Chaffin, winner in June at Dover International Speedway, didn’t quite see it Starr’s way.

“I left him a hole and he drove through it like a bulldozer,” said an angry Chaffin. “I am not crying; I probably would have done the same thing.”

Starr won $54,120. In leading only the final lap – his first since last year’s finale at Homestead – he went into the series record book with Ron Hornaday Jr., who won in similar fashion at New Hampshire International Speedway in September 1996.

Setzer, one of nine drivers to trade the lead a Gateway high 15 times, led Ted Musgrave’s Mopar Dodge to the finish. Chaffin and Hank Parker Jr. filled out the top five. They were followed by Matt Crafton, Travis Kvapil, Randy LaJoie, Raybestos Rookie points leader David Reutimann and Bill Lester. Seventeen of the race’s 26 finishers completed all 174 laps, another Gateway series mark.

Setzer also was a winner on a tough night for his championship rivals. Heading Hamilton by six points entering the season’s 12th of 25 races, Setzer increased his lead to 64 as the Nashville driver wound up 17th. Third-place Carl Edwards, losing a lap after a flat tire at mid-race, was 18th and fell 166 off Setzer’s pace.

The race got off to an odd start as well with three groups of team’s adhering to different pit stop strategies – thus guaranteeing a flurry of up-and-down movement on the track’s infield scoring pylon.

Hmiel, who led a race-high 75 laps, restarted 23rd after his pit stop under caution at lap 67. The 24-year-old then raced his way back through the pack to take the lead from Bud Pole starter Jack Sprague at lap 95. The lead lap trucks returned to the same pit sequence at lap 106 when Edwards, his left rear tire flat, stalled for caution.

Sprague’s Chevy Trucks Chevrolet beat Hmiel off pit road and reclaimed the head of the field after Tracy Hines – delaying his pit stop – led under the yellow. Hmiel, however, measured Sprague on the lap 114 restart and the pair settled into a one-two formation with the three-time champion never more than a second behind the leader’s Whitaker Farms Chevrolet.

Hamilton, who’d led twice in the early going, restarted 12th but still was three seconds behind Hmiel and Sprague when he cleared teammate Chaffin for third on lap 149.

Sprague fell victim to a cut right front tire six laps later and – attempting to reach pit road with damaged front suspension – slapped the wall and brought out the race’s sixth caution. And that began the chain of restart madness.

Hamilton, at lap 161, challenged Hmiel high off Turn 2, a move canceled when Cook’s International Truck and Engine Ford hit the wall.

Hamilton duplicated the maneuver on lap 167 to draw alongside his rival but Hmiel’s mount pushed up the track sending both trucks into the outside wall and elevated Chaffin to the No. 1 spot.

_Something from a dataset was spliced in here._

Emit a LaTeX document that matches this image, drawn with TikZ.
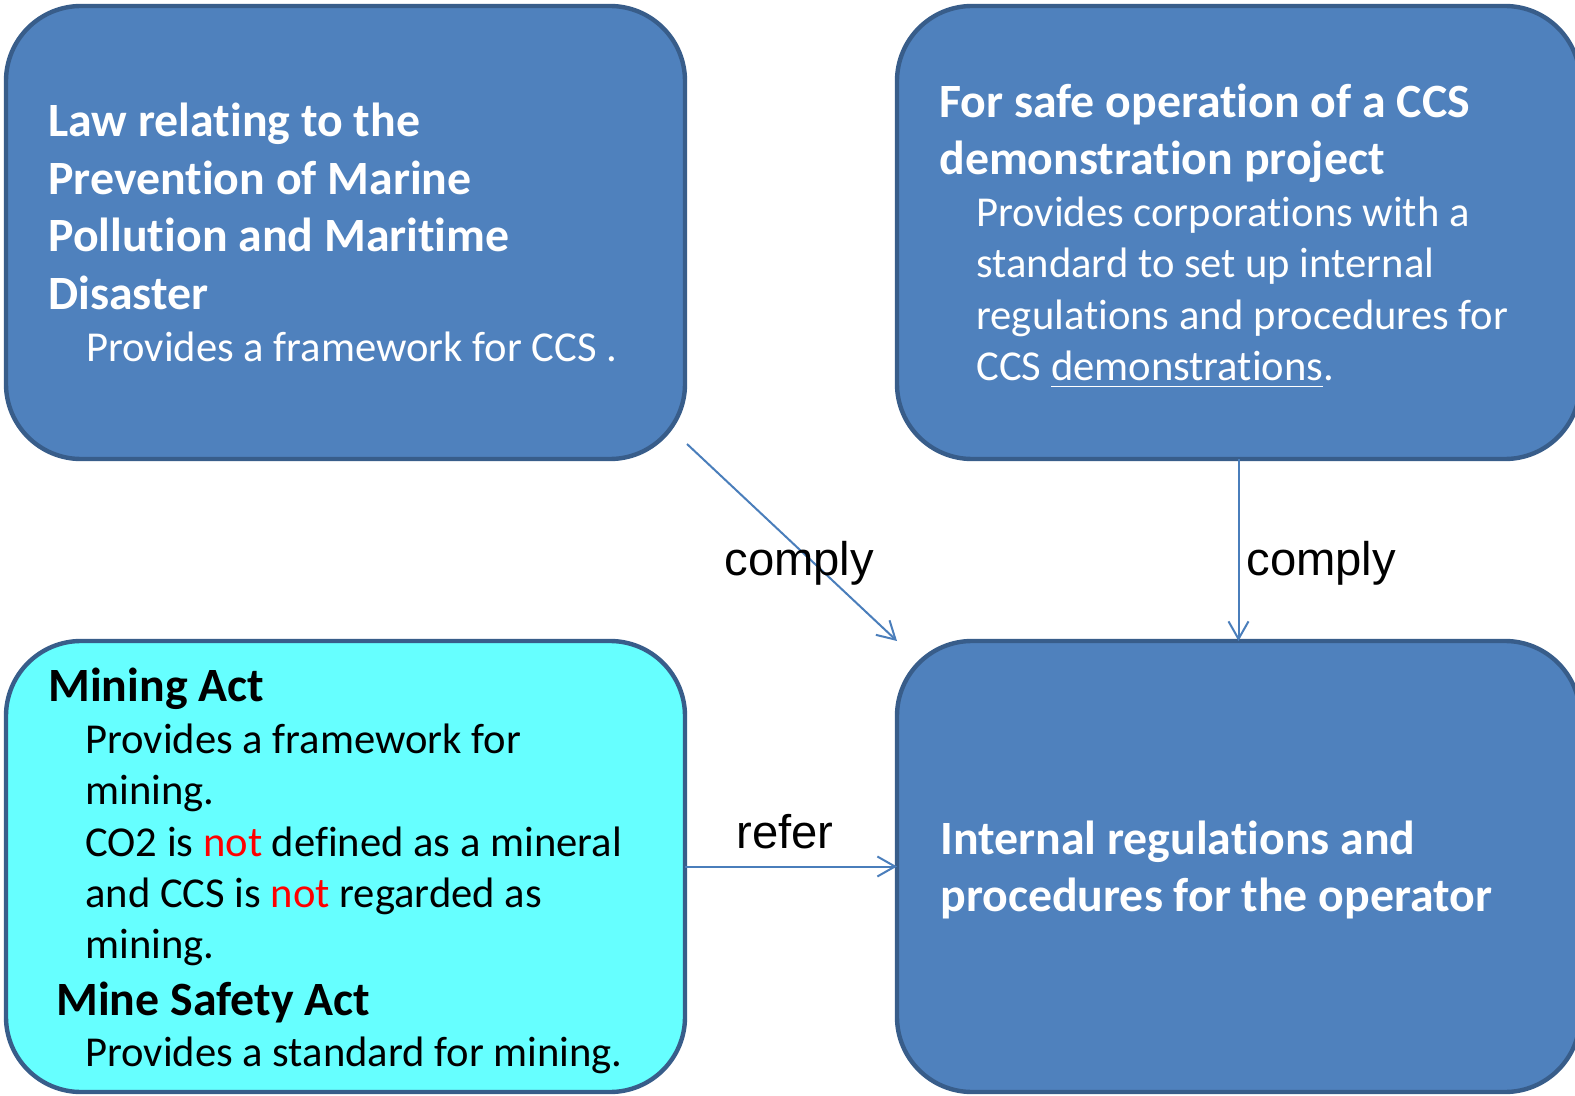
\documentclass[tikz,border=0pt]{standalone}
\usepackage{fontspec}
\setmainfont[Ligatures=NoCommon]{Carlito}
\newfontfamily\arialf{Liberation Sans}
\usetikzlibrary{arrows.meta}
\definecolor{boxblue}{HTML}{4F81BD}
\definecolor{boxedge}{HTML}{385D8A}
\definecolor{boxcyan}{HTML}{66FFFF}
\definecolor{arrowblue}{HTML}{4A7EBB}
\definecolor{notred}{HTML}{FF0000}
\newcommand\myul[1]{\setbox0\hbox{#1}\rlap{\rule[-3.2pt]{\wd0}{0.8pt}}\box0}
\newcommand\xti{t\kern0pt i}
\newcommand\xfi{f\kern0pt i}
\tikzset{
  panel/.style={draw=boxedge, line width=2.2pt, rounded corners=37.5pt, rectangle, inner sep=0pt, outer sep=0pt},
  bluepanel/.style={panel, fill=boxblue},
  cyanpanel/.style={panel, fill=boxcyan},
  head/.style={anchor=base west, inner sep=0pt, font=\fontsize{23.9}{28.7}\selectfont\bfseries},
  body/.style={anchor=base west, inner sep=0pt, font=\fontsize{21.3}{25.5}\selectfont},
  lbl/.style={anchor=base west, inner sep=0pt, font=\arialf\fontsize{23.6}{28}\selectfont},
  arr/.style={draw=arrowblue, line width=1pt, -{Straight Barb[length=8.8pt,width=10pt,line width=1pt]}}
}
\begin{document}
\begin{tikzpicture}[x=0.5pt,y=-0.5pt]
\clip (0,0) rectangle (1575,1096);
\fill[white] (0,0) rectangle (1575,1096);
% boxes
\node[bluepanel, minimum width=339.5pt, minimum height=226.5pt] (tl) at (345.5,232.5) {};
\node[bluepanel, minimum width=341.5pt, minimum height=226.5pt] (tr) at (1238.5,232.5) {};
\node[cyanpanel, minimum width=339.5pt, minimum height=225.5pt] (bl) at (345.5,866.5) {};
\node[bluepanel, minimum width=341.5pt, minimum height=225.5pt] (br) at (1238.5,866.5) {};
% top-left text
\begin{scope}[text=white]
\node[head] (tl1) at (48,136.7) {Law rela\xti ng to the};
\node[head] (tl2) at (48,194.3) {Preven\xti on of Marine};
\node[head] (tl3) at (48,251.9) {Pollu\xti on and Mari\xti me};
\node[head] (tl4) at (48,309.5) {Disaster};
\node[body] (tl5) at (86,361.7) {Provides a framework for CCS .};
% top-right text
\node[head] (tr1) at (939,117.7) {For safe opera\xti on of a CCS};
\node[head] (tr2) at (939,174.5) {demonstra\xti on project};
\node[body] (tr3) at (976,226.7) {Provides corpora\xti ons with a};
\node[body] (tr4) at (976,278.0) {standard to set up internal};
\node[body] (tr5) at (976,329.5) {regula\xti ons and procedures for};
\node[body] (tr6) at (976,381.0) {CCS \myul{demonstra\xti ons}.};
% bottom-right text
\node[head] (br1) at (940,854.3) {Internal regula\xti ons and};
\node[head] (br2) at (940,911.9) {procedures for the operator};
\end{scope}
% bottom-left text
\node[head] (bl1) at (48,701.7) {Mining Act};
\node[body] (bl2) at (85,753.3) {Provides a framework for};
\node[body] (bl3) at (85,804.6) {mining.};
\node[body] (bl4) at (85,856.2) {CO2 is \textcolor{notred}{not} de\xfi ned as a mineral};
\node[body] (bl5) at (85,907.7) {and CCS is \textcolor{notred}{not} regarded as};
\node[body] (bl6) at (85,958.6) {mining.};
\node[head] (bl7) at (56,1015) {Mine Safety Act};
\node[body] (bl8) at (85,1066.7) {Provides a standard for mining.};
% connectors
\draw[arr] ([xshift=1pt,yshift=7.5pt]tl.south east) -- (br.north west);
\draw[arr] (tr.south) -- (br.north);
\draw[arr] (bl.east) -- (br.west);
% labels
\node[lbl] (c1) at (724,575) {comply};
\node[lbl] (c2) at (1246,575) {comply};
\node[lbl] (r1) at (736,848) {refer};
\end{tikzpicture}
\end{document}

“With no power steering I couldn’t save it,” said Hmiel, who – along with Hamilton – returned to the race after their crews pulled sheet metal. “I just want him to know I didn’t do it on purpose.”

Restart No. 3 at lap 167 saw Andy Houston’s Team ASE/Carquest Dodge and Crawford’s Circle Bar Motel & RV Park Ford collide at the exit of the second turn, sending the latter driver for a spectacular ride. Crawford was uninjured but saw his Gateway streak of six lead lap finishes end.

The race finally was completed with Starr becoming the season’s eighth different winner.

“The last 10 laps felt like 40,” said Starr, whose team rebounded from a loose lug nut that buried the driver in 26th-place early on before being saved by caution at lap 42. “We didn’t have the best truck but we hung in there.”

The NASCAR Camping World Truck Series takes the weekend off before heading for Michigan’s Line-X Spray-On Bedliners 200.